Vaz was a 17th century Indian missionary who revived the faith in Sri Lanka during a time of anti-Catholic persecution by Dutch colonists, who were Protestant Calvinists.

The Catholic Church considers Vaz a great role model for today’s faithful, ministering to the faithful of both of Sri Lanka’s main ethnic groups and putting himself at great risk to spread the faith.

Francis told the crowd that Vaz lived at a time — like today — when Catholics were a minority and often persecuted, and yet he ministered to all, regardless of their ethnic or religious background.

“St. Joseph shows us the importance of transcending religious divisions in the service of peace,” Francis said in his homily, delivered in English and then translated for the crowd into both Sinhalese and Tamil. “As the life of St. Joseph Vaz teaches us, genuine worship of God bears fruit not in discrimination, hatred and violence, but in respect for the sacredness of life, respect for the dignity and freedom of others, and loving commitment to the welfare of all.”
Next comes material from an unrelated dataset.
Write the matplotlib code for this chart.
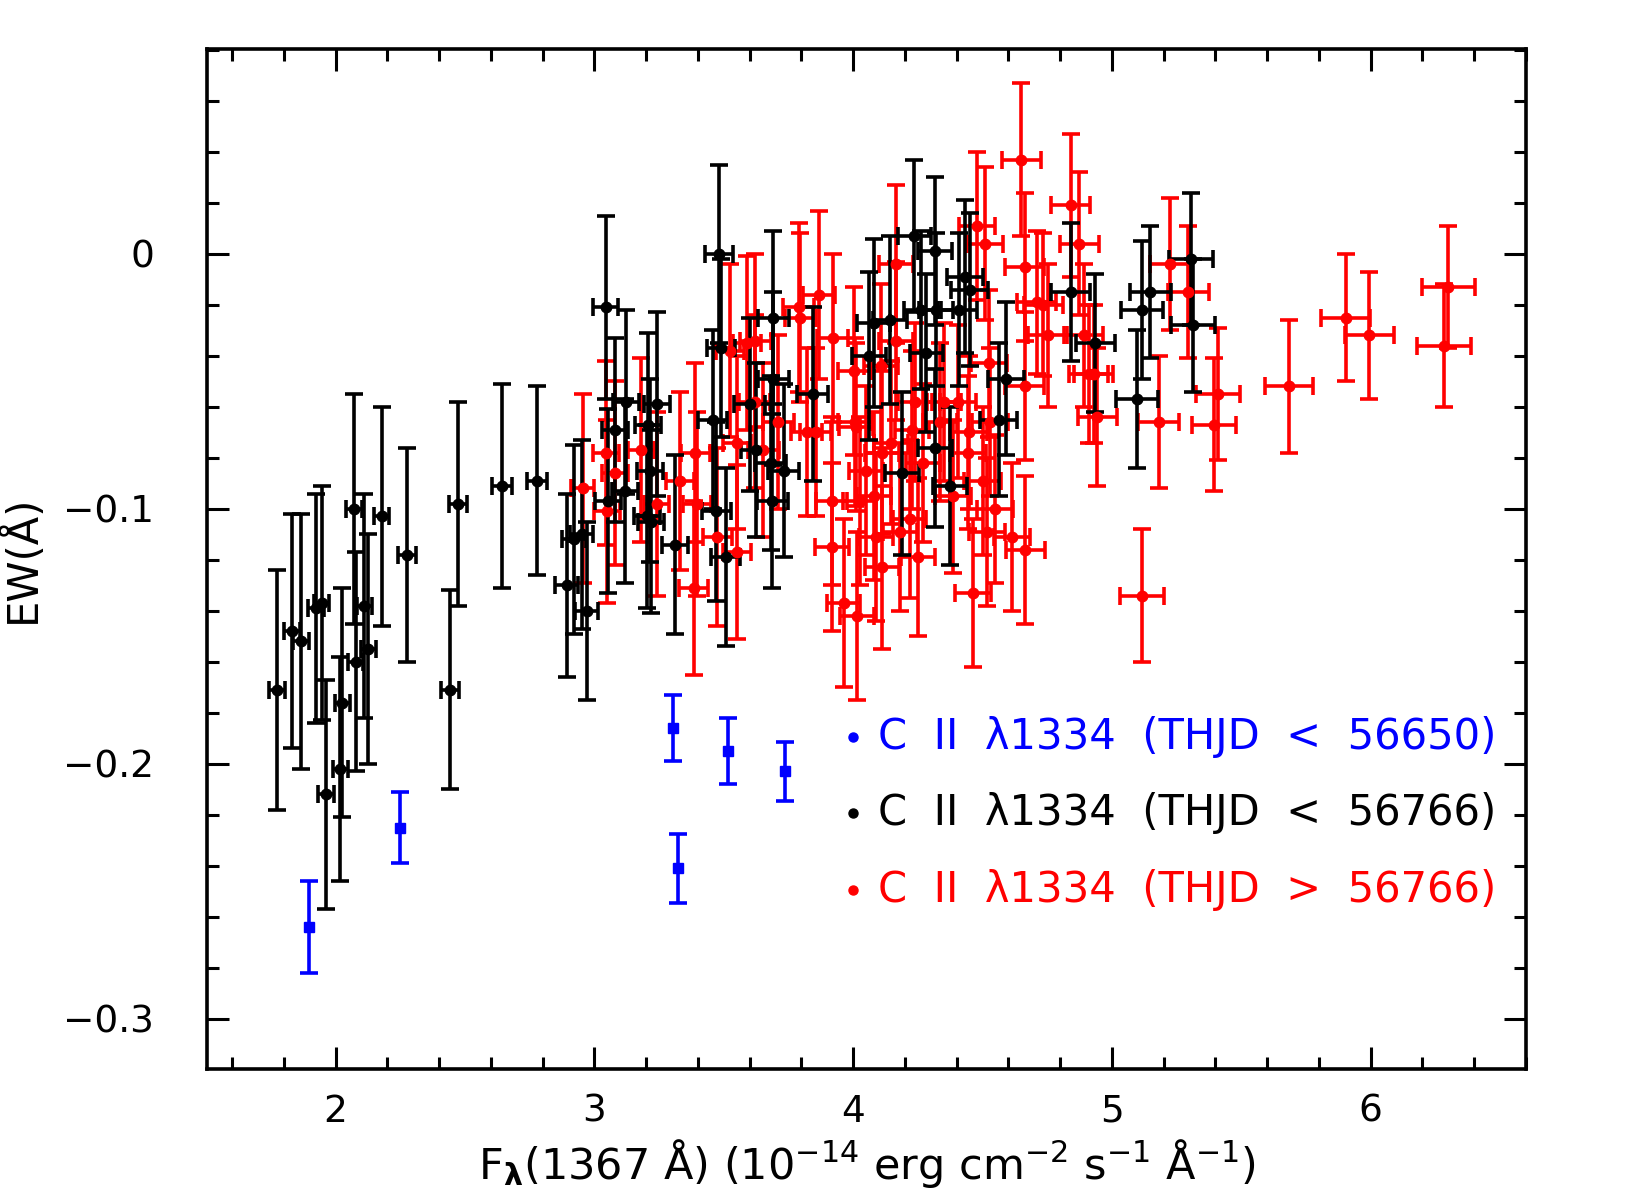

He said the Sri Lankan church today only wants to continue Vaz’s legacy of service to all, asking only for the freedom to preach in return. “Religious freedom is a fundamental human right,” he said.

To underscore that point, Francis gave Sri Lanka’s bishops a replica of a 17th century decree from the then-king of Kandy — an independent state on the island at the time — allowing Catholic conversions of Buddhists — a somewhat provocative message given the recent upswing in violence against Muslims and some Protestant churches by Buddhist extremists.